Three people were killed and seven wounded in Russian shelling of the southern Ukrainian region of Kherson over the past 24 hours, the regional governor said.

Russian-installed authorities in Ukraine’s southern Kherson region said that they would start evacuating some people with reduced mobility from the Russian-occupied town of Kakhovka, on the east bank of the Dnieper River. The evacuations were set to start on Saturday, they said in a Telegram post on Friday.

Germany is aiming to deliver seven Gepard tanks that had been destined for the scrap pile to Ukraine this spring, adding to 30 of the air-defence tanks that are already being used to fight against the Russian army, Der Spiegel magazine reported on Friday.

Russian troops in Ukraine are deliberately attacking the country’s museums, libraries and other cultural institutions, according to a report issued by the US and Ukrainian chapters of the international writers’ organisation PEN.

The Finnish prime minister, Sanna Marin, has called for Europe to build its own defence capabilities in the wake of the war in Ukraine, saying that without US help Europe is not resilient enough.

The International Atomic Energy Agency hopes to reach an agreement with Russia and Ukraine to create a protection zone at the Zaporizhzhia nuclear power plant by the end of the year, the head of the UN atomic watchdog was quoted as saying.

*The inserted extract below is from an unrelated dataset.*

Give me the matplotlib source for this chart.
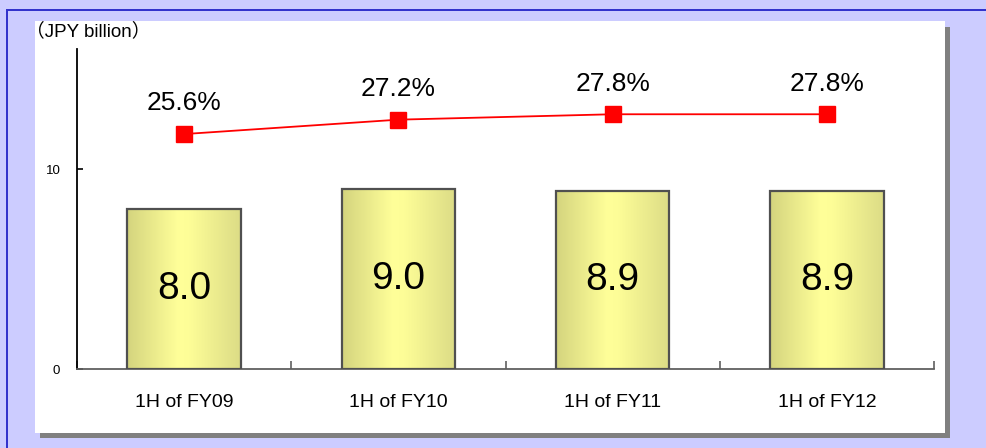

The nuclear plant, Europe’s biggest, provided about a fifth of Ukraine’s electricity before Russia’s invasion, and has been forced to operate on backup generators a number of times, Reuters reported.

The United States is reportedly working with two Middle Eastern countries to shift advanced Nasams air defence systems to Ukraine in the next three to six months. Kyiv received two of the eight approved deliveries of Nasams in early November.

Russia tested a new missile defence system rocket, its defence ministry said. The missile was launched from the Sary Shagan testing range in Kazakhstan. Other than saying the test was successful, the ministry gave few other details.

The chief economic adviser to Ukraine’s president, Volodymyr Zelenskiy, has called on BP to exit Russia entirely after the fossil fuel firm was offered a £580m dividend by the oil giant Rosneft. Oleg Ustenko has written to BP’s chief executive, Bernard Looney, to demand the British company cuts ties with the state-controlled Russian firm nine months after announcing its intention to leave the country.